Ethiopia is pushing forward with the restructuring of its $1 billion international bond, despite investor concerns over the government’s proposed debt haircut. The nation’s efforts come amid severe foreign currency shortages and economic challenges, as negotiations with creditors enter a critical phase.
Ethiopia's Debt Restructuring Stalled by Tigray Conflict, Gains Momentum with IMF Loan and Reforms
Ethiopia, facing severe foreign currency shortages and declining government revenues amid the civil war in the northern Tigray region, announced in early 2021 that it would restructure its debt under the G20 Common Framework initiative. This program, designed to provide quick debt relief to developing nations, has been utilized by countries such as Chad, Zambia, and Ghana.
Ethiopia's restructuring process was delayed due to the Tigray conflict, which concluded in late 2022, and slow progress in meeting the International Monetary Fund (IMF) requirements, including abandoning its currency peg, removing capital controls, and adopting an interest rate-based monetary policy. On July 29, Ethiopia floated its birr currency, which helped secure a $3.4 billion four-year loan program from the IMF. This deal has unlocked further financing from lenders, including the World Bank, and has set the stage for renewed efforts to restructure Ethiopia's debt.
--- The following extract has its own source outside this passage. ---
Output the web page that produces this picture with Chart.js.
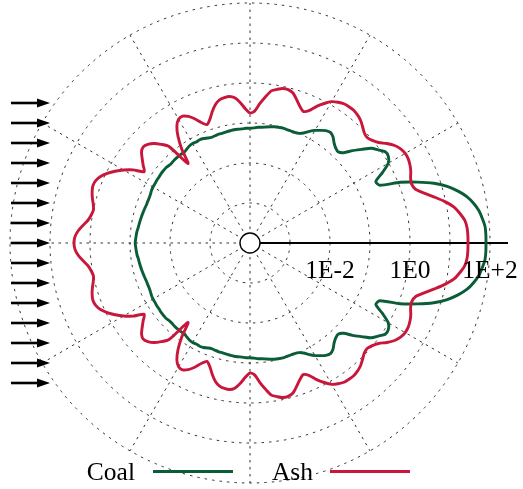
<!DOCTYPE html>
<html>
<head>
<meta charset="utf-8">
<script src="https://cdn.jsdelivr.net/npm/chart.js@4"></script>
<style>
  html, body { margin: 0; padding: 0; background: #fff; }
  #wrap { width: 523px; height: 489px; position: relative; }
</style>
</head>
<body>
<div id="wrap"><canvas id="c"></canvas></div>
<script>
// Scattering angle (degrees), 2° steps around the full circle
const angles = Array.from({ length: 180 }, (_, i) => i * 2);

// log10 of scattered intensity, 0°..180° (forward to backward); the pattern is symmetric
const ashHalf = [
  1.45, 1.45, 1.44, 1.40, 1.30, 1.18, 0.98, 0.75, 0.53, 0.35,
  0.30, 0.33, 0.40, 0.45, 0.48, 0.48, 0.44, 0.36, 0.23, 0.08,
  -0.01, -0.06, -0.03, 0.05, 0.13, 0.18, 0.21, 0.21, 0.20, 0.15,
  0.08, -0.05, -0.20, -0.38, -0.45, -0.36, -0.23, -0.10, -0.05, -0.05,
  -0.10, -0.16, -0.33, -0.51, -0.70, -0.75, -0.64, -0.48, -0.35, -0.30,
  -0.31, -0.34, -0.43, -0.58, -0.75, -0.85, -0.75, -0.60, -0.48, -0.41,
  -0.43, -0.55, -0.78, -1.10, -1.48, -0.85, -0.68, -0.54, -0.45, -0.41,
  -0.46, -0.58, -0.70, -0.81, -0.55, -0.35, -0.18, -0.03, 0.09, 0.16,
  0.18, 0.15, 0.10, 0.04, 0.00, 0.03, 0.09, 0.20, 0.31, 0.38,
  0.40
];
const coalHalf = [
  1.90, 1.90, 1.89, 1.84, 1.78, 1.68, 1.55, 1.36, 1.13, 0.83,
  0.45, 0.05, -0.45, -0.50, -0.25, -0.01, 0.08, 0.08, -0.04, -0.15,
  -0.36, -0.55, -0.75, -0.83, -0.80, -0.73, -0.63, -0.58, -0.61, -0.68,
  -0.75, -0.84, -0.94, -1.00, -1.02, -1.02, -1.02, -1.01, -1.02, -1.03,
  -1.05, -1.07, -1.09, -1.10, -1.12, -1.13, -1.13, -1.14, -1.14, -1.14,
  -1.15, -1.16, -1.17, -1.17, -1.18, -1.19, -1.17, -1.14, -1.13, -1.14,
  -1.13, -1.14, -1.17, -1.20, -1.19, -1.19, -1.19, -1.20, -1.20, -1.18,
  -1.18, -1.18, -1.19, -1.19, -1.20, -1.20, -1.21, -1.23, -1.24, -1.24,
  -1.24, -1.23, -1.22, -1.21, -1.20, -1.19, -1.18, -1.16, -1.15, -1.14,
  -1.13
];

// Radial decades: axis runs from 1E-4 (centre) to 1E+2; labelled exponents
const logMin = -4;
const logMax = 2;
const labelledExponents = [-2, 0, 2];

const seriesNames = ['Coal', 'Ash'];
const seriesColors = ['#0b5d37', '#c8173b'];

// the lower half repeats the upper half
const mirror = half => half.concat(half.slice(1, -1).reverse());
const coal = mirror(coalHalf);
const ash = mirror(ashHalf);

const serif = "'Liberation Serif', 'Times New Roman', serif";

const decorations = {
  id: 'decorations',
  beforeDatasetsDraw(chart) {
    const r = chart.scales.r;
    const ctx = chart.ctx;
    // solid radial axis toward forward scattering
    ctx.save();
    ctx.strokeStyle = '#000';
    ctx.lineWidth = 2.2;
    ctx.beginPath();
    ctx.moveTo(r.xCenter, r.yCenter);
    ctx.lineTo(r.xCenter + r.drawingArea + 18, r.yCenter);
    ctx.stroke();
    ctx.restore();
  },
  afterDatasetsDraw(chart) {
    const r = chart.scales.r;
    const ctx = chart.ctx;
    ctx.save();
    // particle at the centre
    ctx.beginPath();
    ctx.arc(r.xCenter, r.yCenter, 10, 0, Math.PI * 2);
    ctx.fillStyle = '#fff';
    ctx.fill();
    ctx.strokeStyle = '#000';
    ctx.lineWidth = 1.4;
    ctx.stroke();

    // decade labels along the axis
    ctx.fillStyle = '#000';
    ctx.font = '25.5px ' + serif;
    ctx.textAlign = 'center';
    ctx.textBaseline = 'alphabetic';
    labelledExponents.forEach(e => {
      const d = r.getDistanceFromCenterForValue(e);
      const txt = '1E' + (e > 0 ? '+' : '') + e;
      ctx.fillText(txt, r.xCenter + d, r.yCenter + 35);
    });

    // incident beam arrows
    const tipX = r.xCenter - r.getDistanceFromCenterForValue(1);
    const startX = r.xCenter - r.drawingArea + 1;
    const step = r.drawingArea / 12;
    ctx.strokeStyle = '#000';
    ctx.lineWidth = 2.6;
    for (let k = -7; k <= 7; k++) {
      const y = r.yCenter + k * step;
      ctx.beginPath();
      ctx.moveTo(startX, y);
      ctx.lineTo(tipX - 10, y);
      ctx.stroke();
      ctx.beginPath();
      ctx.moveTo(tipX, y);
      ctx.lineTo(tipX - 13, y - 4.5);
      ctx.lineTo(tipX - 13, y + 4.5);
      ctx.closePath();
      ctx.fill();
    }

    // key: name followed by a line sample
    const keyY = 471.5;
    const keys = [
      { textRight: 135, lineFrom: 153, lineTo: 233 },
      { textRight: 313, lineFrom: 330, lineTo: 410 }
    ];
    ctx.textAlign = 'right';
    keys.forEach((k, i) => {
      ctx.fillStyle = '#000';
      ctx.fillText(seriesNames[i], k.textRight, keyY + 8.5);
      ctx.strokeStyle = seriesColors[i];
      ctx.lineWidth = 2.9;
      ctx.beginPath();
      ctx.moveTo(k.lineFrom, keyY);
      ctx.lineTo(k.lineTo, keyY);
      ctx.stroke();
    });
    ctx.restore();
  }
};

new Chart(document.getElementById('c'), {
  type: 'radar',
  data: {
    labels: angles,
    datasets: [
      {
        label: seriesNames[0],
        data: coal,
        borderColor: seriesColors[0],
        borderWidth: 2.9,
        fill: false,
        order: 1
      },
      {
        label: seriesNames[1],
        data: ash,
        borderColor: seriesColors[1],
        borderWidth: 2.9,
        fill: false,
        order: 0
      }
    ]
  },
  options: {
    responsive: true,
    maintainAspectRatio: false,
    animation: false,
    layout: { padding: { left: 10, right: 33, top: 3, bottom: 6 } },
    elements: {
      point: { radius: 0, hoverRadius: 0 },
      line: { tension: 0.25, borderJoinStyle: 'round' }
    },
    plugins: {
      legend: { display: false },
      tooltip: { enabled: false }
    },
    scales: {
      r: {
        min: logMin,
        max: logMax,
        startAngle: 90,
        beginAtZero: false,
        ticks: { display: false, stepSize: 1 },
        pointLabels: { display: false },
        grid: { circular: true, color: 'rgba(0,0,0,0.8)', lineWidth: 1 },
        border: { dash: [2.5, 5] },
        angleLines: {
          display: true,
          color: 'rgba(0,0,0,0.8)',
          lineWidth: c => (c.index % 15 === 0 ? 1 : 0),
          borderDash: [2.5, 4.5]
        }
      }
    }
  },
  plugins: [decorations]
});
</script>
</body>
</html>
Ethiopia Seeks $4.9 Billion in Debt Relief, Faces Resistance from Bondholders Over Proposed Haircut
According to government data, Ethiopia's external debt stood at $28.9 billion in March. The IMF identified a $3.5 billion financing gap during its lending program, which Ethiopia aims to close through debt restructuring. The government has indicated it hopes to secure $4.9 billion in debt relief based on proposals from official creditors, though a specific timeframe has yet to be provided.
In line with the Common Framework's requirement for comparability of treatment—where commercial creditors must be treated similarly to official creditors—Ethiopian officials have signaled their intention to seek a 20% reduction on the principal of its $1 billion bond. According to Reuters, this proposal has angered bondholders, who argue that it does not reflect Ethiopia's economic fundamentals and accuse the government of not engaging in "good faith" negotiations. Ethiopia has not publicly responded to the bondholders' statements.
Debate Over Ethiopia’s Debt: Liquidity Crisis or Solvency Issue? Tense Negotiations Loom
The core of the dispute centers on whether Ethiopia is dealing with a short-term liquidity problem or a longer-term solvency crisis. Those who view it as a solvency issue point to declining export and tax revenues and dwindling foreign exchange reserves, which have hindered Ethiopia's ability to service its debt, even though the country's debt, at 40.3% of GDP, remains relatively low.
Kevin Daly, a portfolio manager at Aberdeen, which holds the bond, suggests that a potential resolution might be found between the government’s proposed haircut and an extension of the repayment period. The IMF’s debt sustainability analysis indicates that Ethiopia has consistently breached several critical indicators, such as the external debt-to-exports ratio, typically used to identify solvency issues. These differing assessments could lead to prolonged and tense negotiations. Bondholders have warned that overly conservative assumptions and unambitious fiscal efforts might result in drawn-out restructuring talks.
Ethiopian Birr Plummets Amid Slow Market Reforms, Authorities Crack Down on Price Hikes
The Ethiopian birr has nearly halved in value this year, trading at 103.97 per dollar according to data from the Commercial Bank of Ethiopia, approaching the black-market rate of 115-120. However, progress toward unifying the official and black-market rates has been slow, partly due to commercial banks' reluctance to adjust quickly and traders increasing prices on essential goods like cooking oil.
In response, authorities have shut down thousands of businesses deemed to have unjustifiably raised prices, while the federal government has increased imports to bolster the supply of essential commodities. The IMF has indicated that further measures, such as tightening monetary policy, may be necessary to control inflation. The Fund has scheduled an accelerated pace of reviews to monitor the reforms' impact closely. The first review, already underway, is scheduled for mid-August and will focus on foreign exchange reserves and external debt. Subsequent reviews are planned for September and December when the IMF and the Ethiopian government expect to have finalized a debt restructuring agreement.